**What is being asked:**
Copy all lines in which the word "Output" can be found.

**Extracted data:**
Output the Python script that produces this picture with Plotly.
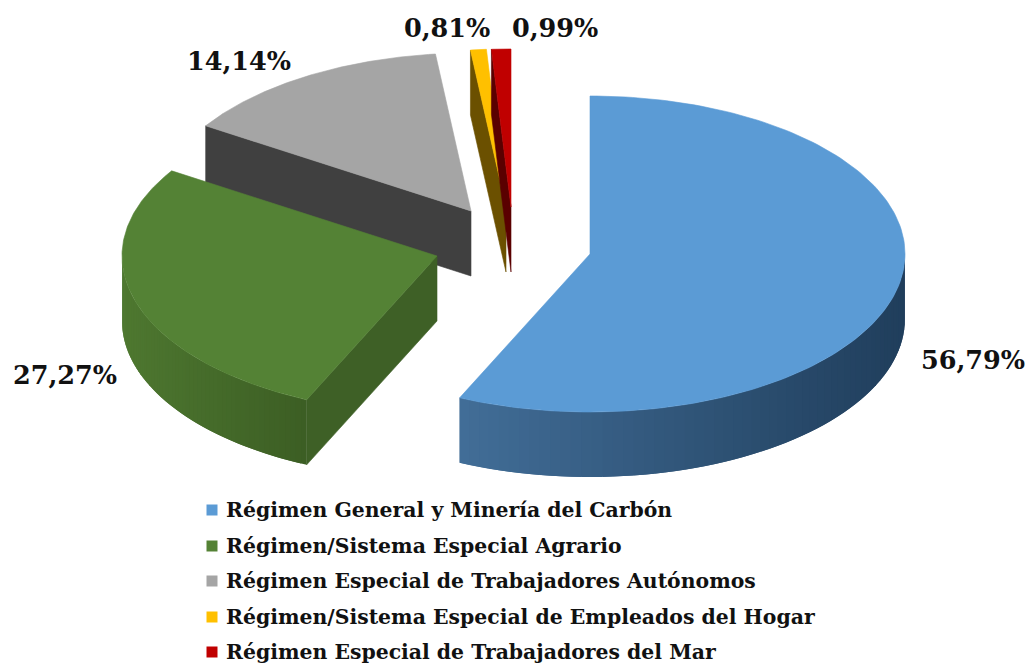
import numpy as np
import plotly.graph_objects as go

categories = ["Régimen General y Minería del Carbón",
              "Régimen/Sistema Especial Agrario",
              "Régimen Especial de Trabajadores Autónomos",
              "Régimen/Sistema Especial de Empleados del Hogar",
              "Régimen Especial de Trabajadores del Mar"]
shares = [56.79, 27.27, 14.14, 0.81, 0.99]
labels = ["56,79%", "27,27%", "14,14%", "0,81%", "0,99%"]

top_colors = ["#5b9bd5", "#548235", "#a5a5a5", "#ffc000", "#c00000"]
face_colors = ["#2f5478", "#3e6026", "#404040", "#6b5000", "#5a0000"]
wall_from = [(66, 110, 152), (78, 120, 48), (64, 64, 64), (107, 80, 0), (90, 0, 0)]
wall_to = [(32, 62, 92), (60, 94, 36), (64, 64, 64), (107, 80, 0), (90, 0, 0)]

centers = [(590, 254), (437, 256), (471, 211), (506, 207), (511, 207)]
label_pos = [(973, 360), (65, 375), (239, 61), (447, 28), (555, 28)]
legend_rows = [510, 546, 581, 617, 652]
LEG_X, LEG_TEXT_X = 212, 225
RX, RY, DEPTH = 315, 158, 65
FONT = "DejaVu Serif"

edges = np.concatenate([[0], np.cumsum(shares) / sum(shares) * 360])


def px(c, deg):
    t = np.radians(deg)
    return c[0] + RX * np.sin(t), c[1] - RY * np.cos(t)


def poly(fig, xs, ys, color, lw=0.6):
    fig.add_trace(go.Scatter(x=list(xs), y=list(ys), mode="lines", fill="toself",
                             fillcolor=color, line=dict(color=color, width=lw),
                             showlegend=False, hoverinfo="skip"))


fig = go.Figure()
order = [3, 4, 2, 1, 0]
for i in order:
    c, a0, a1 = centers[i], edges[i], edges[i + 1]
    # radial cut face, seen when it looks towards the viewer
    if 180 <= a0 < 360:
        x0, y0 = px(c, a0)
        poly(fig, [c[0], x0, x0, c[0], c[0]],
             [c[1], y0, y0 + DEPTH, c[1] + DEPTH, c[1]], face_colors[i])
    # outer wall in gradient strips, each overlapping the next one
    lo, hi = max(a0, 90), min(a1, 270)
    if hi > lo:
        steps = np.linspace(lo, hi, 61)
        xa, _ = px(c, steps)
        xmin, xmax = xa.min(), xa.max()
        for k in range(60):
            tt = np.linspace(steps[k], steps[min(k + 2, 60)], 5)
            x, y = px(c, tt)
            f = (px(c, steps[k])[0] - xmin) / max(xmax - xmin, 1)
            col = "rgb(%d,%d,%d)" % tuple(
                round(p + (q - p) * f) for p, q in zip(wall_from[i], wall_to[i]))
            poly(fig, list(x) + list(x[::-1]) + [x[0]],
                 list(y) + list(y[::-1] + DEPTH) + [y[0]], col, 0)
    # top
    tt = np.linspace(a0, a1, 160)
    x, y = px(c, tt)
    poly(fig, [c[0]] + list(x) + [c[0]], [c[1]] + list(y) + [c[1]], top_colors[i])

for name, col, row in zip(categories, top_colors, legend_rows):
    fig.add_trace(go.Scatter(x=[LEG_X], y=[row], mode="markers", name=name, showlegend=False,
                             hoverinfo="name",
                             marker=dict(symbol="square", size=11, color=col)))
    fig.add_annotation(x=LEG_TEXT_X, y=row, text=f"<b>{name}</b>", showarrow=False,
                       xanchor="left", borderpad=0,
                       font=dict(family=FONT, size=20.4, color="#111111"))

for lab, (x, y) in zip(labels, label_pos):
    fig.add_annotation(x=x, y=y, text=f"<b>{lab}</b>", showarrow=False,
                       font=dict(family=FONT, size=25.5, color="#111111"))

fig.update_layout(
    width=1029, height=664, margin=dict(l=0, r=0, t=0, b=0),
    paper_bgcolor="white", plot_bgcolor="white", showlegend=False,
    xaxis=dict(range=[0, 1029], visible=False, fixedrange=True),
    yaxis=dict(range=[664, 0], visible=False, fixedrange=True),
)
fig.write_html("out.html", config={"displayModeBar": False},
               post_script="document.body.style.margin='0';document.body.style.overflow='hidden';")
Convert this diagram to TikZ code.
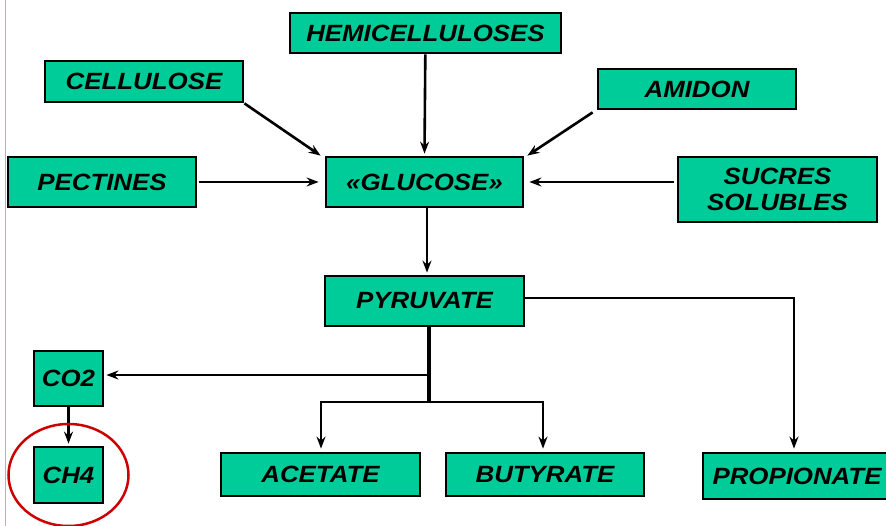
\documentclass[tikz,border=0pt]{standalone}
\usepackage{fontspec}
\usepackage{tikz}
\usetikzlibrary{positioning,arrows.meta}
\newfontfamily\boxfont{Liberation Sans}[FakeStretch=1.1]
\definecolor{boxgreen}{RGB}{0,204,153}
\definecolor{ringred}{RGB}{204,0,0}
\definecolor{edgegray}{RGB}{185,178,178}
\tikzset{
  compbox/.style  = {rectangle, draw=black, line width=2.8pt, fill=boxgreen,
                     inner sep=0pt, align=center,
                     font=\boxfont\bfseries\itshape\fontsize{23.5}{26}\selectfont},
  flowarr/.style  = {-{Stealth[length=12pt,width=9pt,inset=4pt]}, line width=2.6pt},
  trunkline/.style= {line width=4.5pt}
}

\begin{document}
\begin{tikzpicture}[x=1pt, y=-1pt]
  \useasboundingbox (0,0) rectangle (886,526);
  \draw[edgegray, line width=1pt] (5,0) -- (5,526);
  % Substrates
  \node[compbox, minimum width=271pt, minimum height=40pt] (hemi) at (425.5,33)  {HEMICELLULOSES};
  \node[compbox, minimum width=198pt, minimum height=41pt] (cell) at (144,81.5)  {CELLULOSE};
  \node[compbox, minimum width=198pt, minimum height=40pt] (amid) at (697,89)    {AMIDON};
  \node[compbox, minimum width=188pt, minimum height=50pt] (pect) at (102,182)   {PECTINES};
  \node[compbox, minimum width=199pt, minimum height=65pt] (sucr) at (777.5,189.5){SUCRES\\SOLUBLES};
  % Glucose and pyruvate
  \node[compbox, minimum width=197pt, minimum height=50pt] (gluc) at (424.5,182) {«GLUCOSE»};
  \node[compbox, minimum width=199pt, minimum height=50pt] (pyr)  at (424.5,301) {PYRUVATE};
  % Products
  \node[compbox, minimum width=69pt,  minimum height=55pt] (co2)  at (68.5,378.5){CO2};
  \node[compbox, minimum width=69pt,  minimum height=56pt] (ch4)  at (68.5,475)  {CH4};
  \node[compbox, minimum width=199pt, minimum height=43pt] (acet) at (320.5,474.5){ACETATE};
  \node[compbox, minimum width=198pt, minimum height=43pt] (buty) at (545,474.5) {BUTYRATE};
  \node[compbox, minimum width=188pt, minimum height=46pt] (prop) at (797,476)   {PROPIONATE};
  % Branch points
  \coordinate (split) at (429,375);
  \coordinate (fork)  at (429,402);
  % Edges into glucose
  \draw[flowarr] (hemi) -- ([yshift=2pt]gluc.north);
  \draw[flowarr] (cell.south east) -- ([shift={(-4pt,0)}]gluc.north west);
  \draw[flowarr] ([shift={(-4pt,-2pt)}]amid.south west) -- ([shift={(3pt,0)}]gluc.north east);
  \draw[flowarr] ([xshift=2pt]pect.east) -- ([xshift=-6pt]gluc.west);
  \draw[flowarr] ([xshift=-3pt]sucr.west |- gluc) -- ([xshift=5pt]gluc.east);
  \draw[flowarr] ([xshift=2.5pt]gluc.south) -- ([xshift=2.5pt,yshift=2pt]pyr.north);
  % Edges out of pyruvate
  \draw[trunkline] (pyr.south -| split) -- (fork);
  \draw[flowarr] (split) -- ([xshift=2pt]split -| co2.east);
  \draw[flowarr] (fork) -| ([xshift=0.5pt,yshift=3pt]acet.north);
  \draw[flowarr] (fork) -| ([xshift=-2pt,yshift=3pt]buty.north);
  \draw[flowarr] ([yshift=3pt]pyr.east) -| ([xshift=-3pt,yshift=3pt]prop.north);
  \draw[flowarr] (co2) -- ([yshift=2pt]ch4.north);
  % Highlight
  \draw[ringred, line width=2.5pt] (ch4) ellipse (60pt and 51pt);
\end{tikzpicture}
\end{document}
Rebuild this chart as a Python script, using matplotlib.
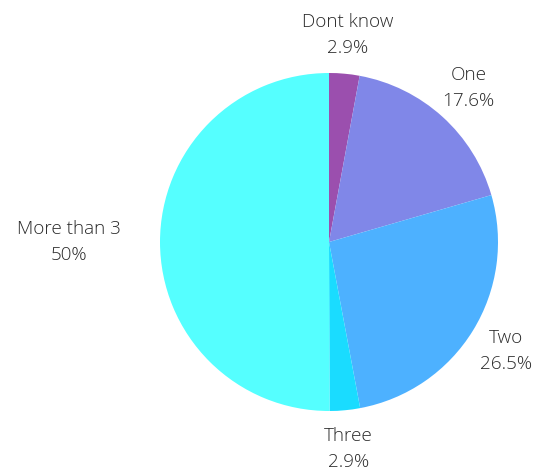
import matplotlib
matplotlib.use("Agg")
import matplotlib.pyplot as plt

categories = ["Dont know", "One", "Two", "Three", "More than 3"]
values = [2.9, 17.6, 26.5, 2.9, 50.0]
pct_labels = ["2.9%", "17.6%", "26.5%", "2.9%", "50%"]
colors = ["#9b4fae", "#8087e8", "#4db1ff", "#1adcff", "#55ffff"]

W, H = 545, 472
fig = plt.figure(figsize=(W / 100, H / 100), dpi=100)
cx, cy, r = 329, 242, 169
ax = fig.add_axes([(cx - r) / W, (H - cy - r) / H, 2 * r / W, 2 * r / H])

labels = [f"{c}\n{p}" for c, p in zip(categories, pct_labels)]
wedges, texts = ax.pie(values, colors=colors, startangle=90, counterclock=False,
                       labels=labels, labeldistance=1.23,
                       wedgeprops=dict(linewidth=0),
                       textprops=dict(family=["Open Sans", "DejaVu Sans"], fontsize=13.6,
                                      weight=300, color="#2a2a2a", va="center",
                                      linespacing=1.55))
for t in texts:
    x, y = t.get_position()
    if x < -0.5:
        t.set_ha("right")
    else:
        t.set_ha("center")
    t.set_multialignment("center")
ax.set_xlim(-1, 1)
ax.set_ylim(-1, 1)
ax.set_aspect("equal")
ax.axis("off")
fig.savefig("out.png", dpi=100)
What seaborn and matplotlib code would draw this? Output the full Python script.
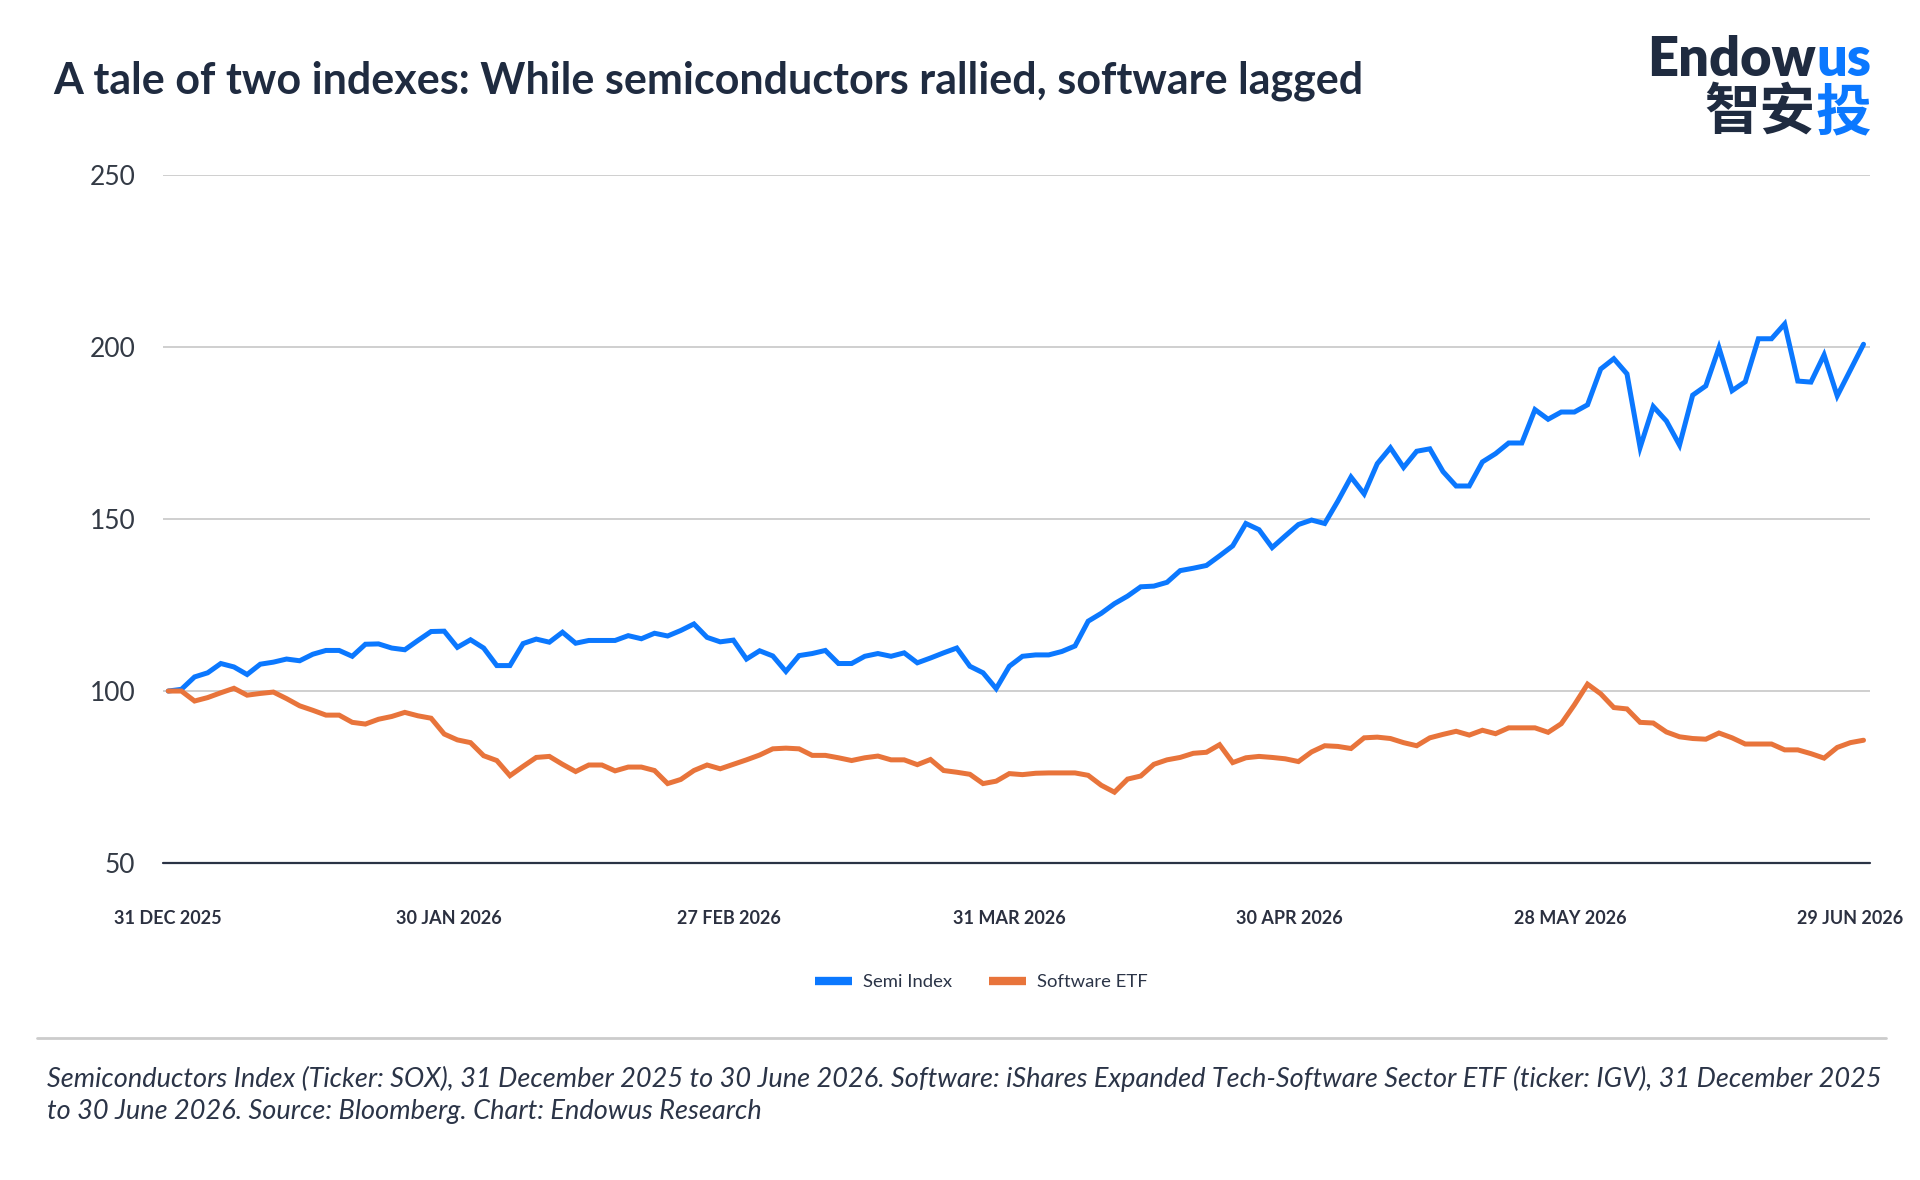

**Problem solution:**
Output the Python script that produces this picture with Plotly.
What seaborn and matplotlib code would draw this? Output the full Python script.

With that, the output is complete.